Se assim fizermos, alcançaremos diversas vantagens:

  • Campanhas serão muito mais baratas.
  • Cada eleitor saberá quem é o seu representante.
  • Cada representante saberá onde estão os seus eleitores.
  • Cada deputado se esforçará para beneficiar o próprio distrito.
  • Grotões esquecidos ou abandonados tenderão a desaparecer.
  • A proximidade entre eleitores e eleitos jogará luz sobre pequenos problemas específicos de cada região aos quais, no sistema atual, não se costuma prestar atenção.

No dia em que assim votarmos, nenhum eleito, ao discursar no próprio distrito, dirá «visitei várias vezes esta região». Quem ganhará com isso será o povo brasileiro.

(1)  A Câmara Federal é composta por 513 deputados. Portanto, o país será dividido em igual número de distritos. Cada um elegerá o seu deputado.

Parlamentarismo à francesa

José Horta Manzano

Em teoria, a França vive sob regime parlamentarista. Entretanto, a Constituição em vigor, promulgada em 1958 sob medida para o general de Gaulle, dá poderes não habituais ao presidente da República.
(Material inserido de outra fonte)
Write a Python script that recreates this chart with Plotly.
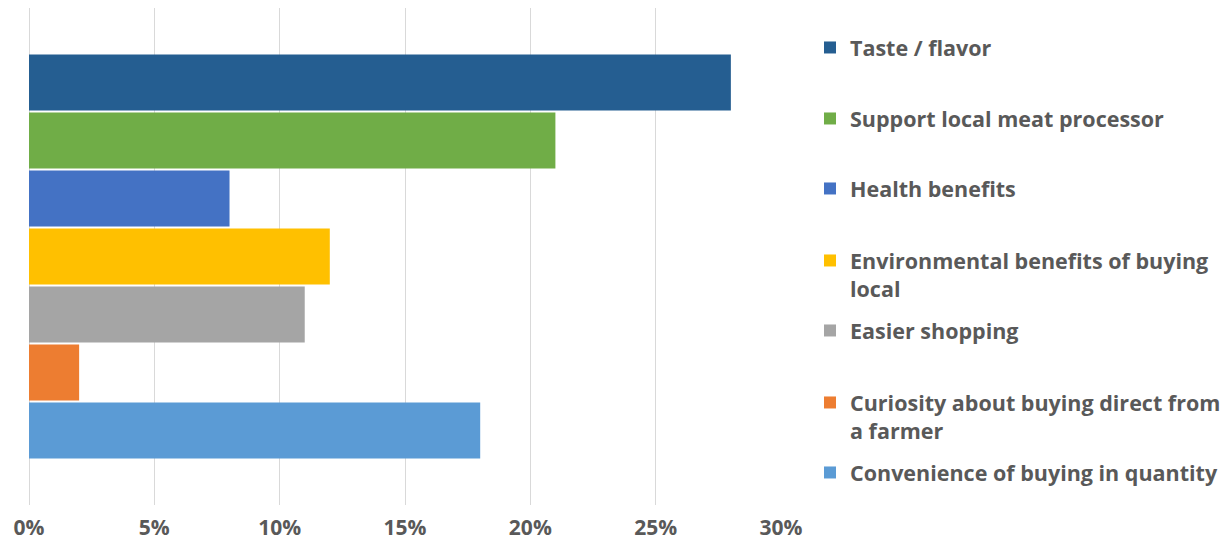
import plotly.graph_objects as go

labels = [
    "Taste / flavor",
    "Support local meat processor",
    "Health benefits",
    "Environmental benefits of buying<br>local",
    "Easier shopping",
    "Curiosity about buying direct from<br>a farmer",
    "Convenience of buying in quantity",
]
values = [0.28, 0.21, 0.08, 0.12, 0.11, 0.02, 0.18]
colors = ["#255E91", "#70AD47", "#4472C4", "#FFC000", "#A5A5A5", "#ED7D31", "#5B9BD5"]
x_ticks = [0, 0.05, 0.10, 0.15, 0.20, 0.25, 0.30]
x_tick_text = ["0%", "5%", "10%", "15%", "20%", "25%", "30%"]

W, H = 1228, 550
FONT = "Open Sans"
GREY = "#595959"

# first-line centers of legend entries (px from top)
legend_centers = [49, 120, 190, 262, 332, 404, 474]

fig = go.Figure()
layout_legends = {}
for i, (lab, v, c) in enumerate(zip(labels, values, colors)):
    lname = "legend" if i == 0 else f"legend{i+1}"
    fig.add_trace(go.Bar(
        x=[v], y=[0], orientation="h", name=lab,
        marker=dict(color=c, line=dict(width=0)),
        legend=lname, hoverinfo="skip",
    ))
    layout_legends[lname] = dict(
        x=810 / W, xref="container", xanchor="left",
        y=1 - (legend_centers[i] - 22) / H, yref="container", yanchor="top",
        font=dict(family=FONT, size=21.5, color=GREY, weight="bold"),
        bgcolor="rgba(0,0,0,0)", borderwidth=0, valign="top",
        itemclick=False, itemdoubleclick=False,
    )

fig.update_layout(
    width=W, height=H,
    margin=dict(l=29, r=W - 781, t=8, b=H - 505),
    paper_bgcolor="white", plot_bgcolor="white",
    barmode="group", bargap=0.183, bargroupgap=0.034,
    showlegend=True,
    xaxis=dict(range=[0, 0.30], tickvals=x_ticks, ticktext=x_tick_text,
               showgrid=True, gridcolor="#D9D9D9", gridwidth=1,
               zeroline=True, zerolinecolor="#D9D9D9", zerolinewidth=1,
               showline=False, ticks="", ticklabelstandoff=8,
               tickfont=dict(family=FONT, size=21, color=GREY, weight="bold")),
    yaxis=dict(range=[0.5, -0.5], showticklabels=False, showgrid=False,
               zeroline=False, showline=False, ticks=""),
    **layout_legends,
)

fig.write_html("out.html")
A costura acabou inventando um regime híbrido, a meio caminho entre parlamentarismo e presidencialismo. Diferentemente do que costuma ocorrer em outros países, o chefe do Estado francês (o presidente) tem projeção muito maior do que o chefe do governo (o primeiro-ministro). Quer uma prova?
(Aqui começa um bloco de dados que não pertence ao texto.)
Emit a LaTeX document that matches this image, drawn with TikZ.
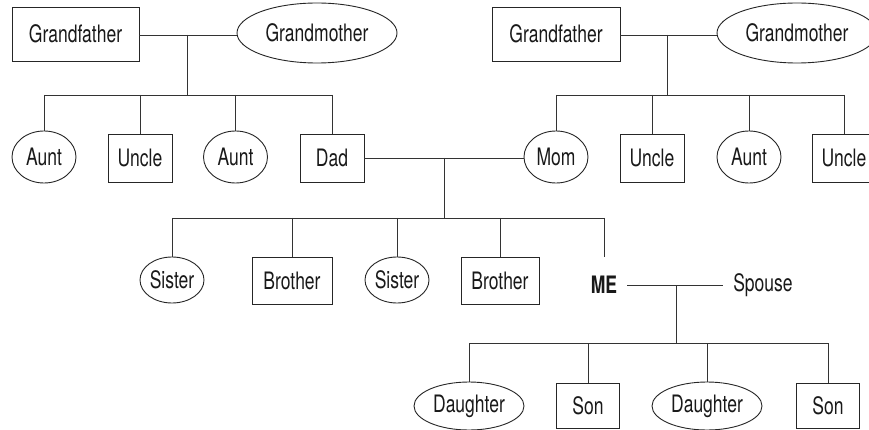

Vamos ver. Quem é que conhece o nome do atual primeiro-ministro francês? Todos sabem que sua colega alemã é Frau Merkel. Quem governa o Reino Unido é Mrs. May. Señor Rajoy é quem dirige o governo espanhol. Mas… e na França, quem será? Pois o primeiro-ministro ‒ e chefe do governo ‒ é Monsieur Édouard Philippe. Isso mesmo: Philippe é o sobrenome.

Assembleia nacional francesa

A Constituição do país garante ao chefe do Estado poderes que, em outros países europeus, são atribuídos ao primeiro-ministro. É eleito pelo voto popular. Pode dissolver a Assembleia e convocar eleições. Pode propor plebiscitos, nomear e demitir ministros, assinar decretos, nomear embaixadores, conceder graça a condenados, negociar e assinar tratados. É ele quem preside a reunião governamental, realizada todas as quartas-feiras, com a presença de todos os ministros. Em cúpulas internacionais como o G7 e o G20, é o presidente quem representa o país.

A cada cinco anos, um mês depois da eleição presidencial, os franceses vão às urnas para renovar a Assembleia. O voto é distrital puro. O país é dividido em 577 distritos de população equivalente. Cada um elege um deputado que o representará na Assembleia Nacional. Em cada distrito, será eleito o candidato que tiver obtido maioria absoluta, ou seja, 50% mais um dos votos válidos. É raro que isso aconteça já no primeiro turno, daí a necessidade de um segundo. Qualificam-se para a segunda rodada os candidatos que obtiverem voto de pelo menos 12.5% do eleitorado (não somente dos que tiverem efetivamente votado).

No domingo 11 de junho, ocorreu o primeiro turno de votação. Somente quatro deputados conseguiram eleger-se diretamente, com mais de 50% dos votos do distrito. Os eleitores das demais 573 circunscrições voltarão às urnas uma semana depois, em 18 de junho, para escolher entre os dois primeiros colocados. Este ano, há um único caso dito «triangular», em que três candidatos se qualificaram para o segundo turno.

Assembleia Nacional francesa

O sistema de voto distrital puro tem vantagens e desvantagens. Do lado bom, cada cidadão sabe perfeitamente qual é o deputado que o representa em Paris. A campanha tem custo muitíssimo menor do que no Brasil, por exemplo. O candidato, que percorre um território relativamente pequeno, fica mais próximo do eleitor, distribui santinhos pessoalmente, multiplica apertos de mão, beija crianças, tira «selfies» com apoiadores, visita feiras-livres, exposições, pequenos comércios.

Além disso, os franceses residentes no exterior também são representados. O planeta foi dividido em onze distritos eleitorais, conforme a concentração de expatriados em cada um. Portanto, dos 577 deputados, 566 representam os franceses residentes no território nacional e onze trazem a voz dos que vivem fora. Os três milhões de brasileiros que moram fora do Brasil não gozam de direito equivalente.

Do lado menos positivo, a tendência ao bipartidarismo é forte. A composição da Assembleia não reflete necessariamente a proporção de votos obtidos por cada partido. Ao final das atuais eleições francesas, a Frente Nacional, partido de extrema-direita antieuropeu e anti-imigração, não conseguirá eleger mais que uma dezena de deputados. O número de eleitos não bate com o número de eleitores do partido. No caso específico de partidos extremistas (de esquerda ou de direita, pouco importa), a distorção não incomoda os cidadãos de orientação moderada, que formam, ao fim das contas, a maioria da população.

Se um dia tal sistema for instituído no Brasil, a consequência mais imediata será o desaparecimento de siglas de aluguel, chaga nacional. Ganharemos todos.